Rz. 13
Auch wenn die tatsächlichen Feststellungen des Urteils nicht selbständig rechtskräftig werden können (vgl. unten Rz. 18), hat die Rechtskraft des Urteils auch zur Folge, dass die im Vorprozess unterlegene Partei sich im neuen Rechtsstreit nicht mehr auf solche Tatsachen berufen kann, die – in den Grenzen des Streitgegenstands (näher dazu unten Rn. 21) – zu dem "abgeurteilten Lebensvorgang" gehören und im maßgeblichen Zeitpunkt bereits vorgelegen haben (vgl. Vollkommer, in: Zöller, ZPO, vor § 322 Rz. 70; vgl. auch LSG Nordrhein-Westfalen, SGb 1974, 117). Diese Präklusion als Folge der Rechtskraft tritt unabhängig davon ein, ob der Betroffene Kenntnis von der präkludierten Tatsache hatte; sie ist auch von einem Verschulden der Partei und einer Erkennbarkeit der Tatsache unabhängig (Vollkommer, a. a. O.; Zeihe, SGG, vor § 141 Anm. 1 C.III). Die Rechtskraft schließt, wie sich aus ihrem Sinn (Schaffung von Rechtsfrieden) und einem Rückschluss aus § 767 Abs. 2 ZPO (i. V. m. §§ 198, 202 SGG) ergibt, die Geltendmachung von "Einwendungen" aus, die den festgestellten Leistungsanspruch vernichten oder hemmen (also auch von Einreden), wenn sie sich auf Gründe stützen, die schon bei Schluss der letzten mündlichen Verhandlung des früheren Verfahrens gegeben waren. Hierzu gehört die Verjährungseinrede (vgl. BSGE 53, 253; vgl. auch BSG, Urteil v. 20.4.1999, B 1 KR 15/98 R, Rz. 18).
Rz. 14
Ein rechtskräftiges Grundurteil (vgl. Komm. in Rz. 4 ff. zu § 130 und oben Rz. 9) stellt nach der Rechtsprechung des BSG nicht nur das Stammrecht fest, sondern schließt auch Einreden aus, zu denen das Gericht in den Urteilsgründen nicht Stellung zu nehmen brauchte (BSG, Urteil v. 20.4.1999, B 1 KR 15/98 R, SozR 3-1500 § 141 Nr. 8; SozR 1500 § 141 Nr. 12; anders Peters/Sautter/Wolff, SGG, § 130 Rz. 42, wenn Versagungsgründe i. S. d. § 2 Abs. 1 OEG erst nach Verfahrensabschluss bekannt geworden sind (vgl. auch Keller, in: Meyer-Ladewig/Keller/Schmidt, SGG, § 141 Rz. 12a; Hübschmann, in: BeckOGK, SGG, § 141 Rz. 57).
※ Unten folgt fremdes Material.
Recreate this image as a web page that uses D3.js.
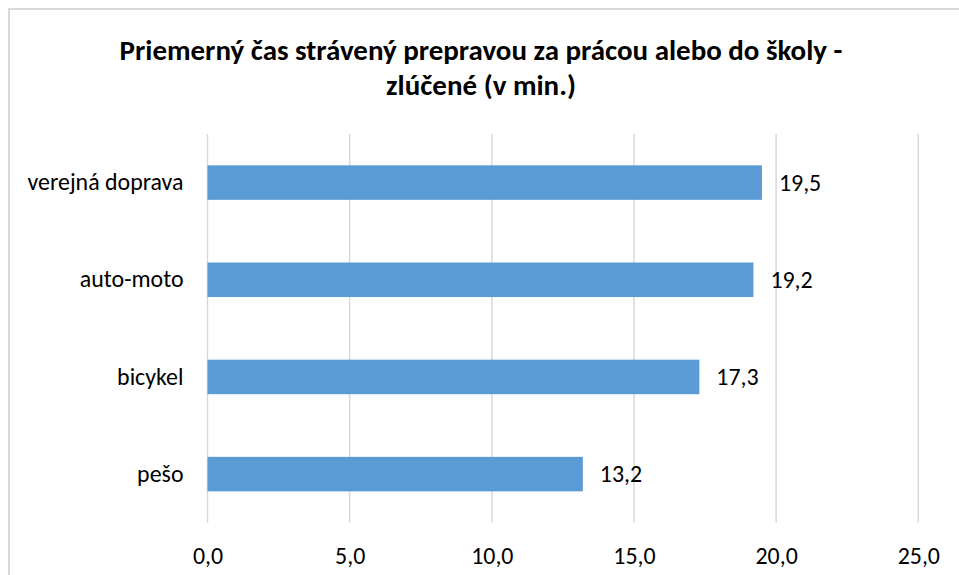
<!DOCTYPE html>
<html>
<head>
<meta charset="utf-8">
<script src="https://cdn.jsdelivr.net/npm/d3@7/dist/d3.min.js"></script>
<style>
  html, body { margin: 0; padding: 0; background: #fff; }
  svg { display: block; }
  text { font-family: Carlito, Calibri, Lato, "Open Sans", sans-serif; fill: #000; }
</style>
</head>
<body>
<svg id="chart" width="959" height="575"></svg>
<script>
const titleLines = ["Priemerný čas strávený prepravou za prácou alebo do školy -", "zlúčené (v min.)"];
const categories = ["verejná doprava", "auto-moto", "bicykel", "pešo"];
const values = [19.5, 19.2, 17.3, 13.2];
const tickValues = [0, 5, 10, 15, 20, 25];

const W = 959, H = 575;
const svg = d3.select("#chart");

svg.append("rect").attr("width", W).attr("height", H).attr("fill", "#fff");
// chart frame (only left/top visible within the crop)
svg.append("rect")
  .attr("x", 9).attr("y", 9).attr("width", W + 20).attr("height", H + 20)
  .attr("fill", "none").attr("stroke", "#d9d9d9").attr("stroke-width", 2);

const plot = { left: 207.5, right: 918.3, top: 134, bottom: 522.7 };

const x = d3.scaleLinear().domain([0, 25]).range([plot.left, plot.right]);
const y = d3.scaleBand().domain(categories).range([plot.top, plot.bottom])
  .paddingInner(0.645).paddingOuter(0.3225);

const fmt = v => d3.format(".1f")(v).replace(".", ",");

// gridlines
svg.append("g").selectAll("line").data(tickValues).join("line")
  .attr("x1", d => x(d)).attr("x2", d => x(d))
  .attr("y1", plot.top).attr("y2", plot.bottom)
  .attr("stroke", "#d9d9d9").attr("stroke-width", 1.5);

// bars
svg.append("g").selectAll("rect").data(categories).join("rect")
  .attr("x", x(0))
  .attr("y", d => y(d))
  .attr("width", (d, i) => x(values[i]) - x(0))
  .attr("height", y.bandwidth())
  .attr("fill", "#5b9bd5");

// x axis (labels only)
const xAxis = svg.append("g")
  .attr("transform", `translate(0,${plot.bottom})`)
  .call(d3.axisBottom(x).tickValues(tickValues).tickFormat(fmt).tickSize(0).tickPadding(24));
xAxis.select(".domain").remove();
xAxis.selectAll("text").style("font-size", "18.5px").attr("fill", "#000")
  .style("font-family", 'Carlito, Calibri, Lato, "Open Sans", sans-serif');

// y axis (labels only)
const yAxis = svg.append("g")
  .attr("transform", `translate(${plot.left},0)`)
  .call(d3.axisLeft(y).tickSize(0).tickPadding(24));
yAxis.select(".domain").remove();
yAxis.selectAll("text").style("font-size", "18.5px").attr("fill", "#000")
  .style("font-family", 'Carlito, Calibri, Lato, "Open Sans", sans-serif');

// value labels
svg.append("g").selectAll("text").data(categories).join("text")
  .attr("x", (d, i) => x(values[i]) + 17)
  .attr("y", d => y(d) + y.bandwidth() / 2)
  .attr("dy", "0.35em")
  .style("font-size", "18.5px")
  .text((d, i) => fmt(values[i]));

// title
const title = svg.append("text")
  .attr("text-anchor", "middle")
  .style("font-weight", "bold")
  .style("font-size", "24px");
title.selectAll("tspan").data(titleLines).join("tspan")
  .attr("x", 481)
  .attr("y", (d, i) => 60 + i * 35)
  .text(d => d);

// fit title width to reference (~723px)
const t1 = title.select("tspan").node();
const w1 = t1.getComputedTextLength();
if (w1 > 0) title.style("font-size", (24 * 723 / w1).toFixed(2) + "px");

// fit category label size to reference ("verejná doprava" ~156px)
const lab = yAxis.selectAll("text").filter(d => d === "verejná doprava").node();
const lw = lab.getComputedTextLength();
if (lw > 0) {
  const fs = (18.5 * 156 / lw).toFixed(2) + "px";
  svg.selectAll("g text").style("font-size", fs);
}
</script>
</body>
</html>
Ein rechtskräftig gewordenes Grundurteil über die Gewährung von Krankengeld schließt deshalb den Einwand des Ruhens wegen fehlender Arbeitsunfähigkeitsmeldung im nachfolgenden Verwaltungsverfahren aus (BSG, SozR 3-1500 § 141 Nr. 8; BSGE 53, 53).
Andererseits schließt ein rechtskräftiges Grundurteil, mit dem z. B. zur Gewährung von Arbeitslosenhilfe verurteilt worden ist, nicht aus, dass im Betragsverfahren die Klage vollständig abgewiesen wird, weil die Leistungen des Sozialhilfeträgers nach § 107 SGB X zum Erlöschen der Arbeitslosenhilfe geführt haben (BSG, SozR 3-1300 § 104 Nr. 3 unter Hinweis auf BGH, VersR 1965, 1173, BGH, BB 1969, 597; BSGE 18, 178, 181; BSG, SozR 1500 § 130 Nr. 2).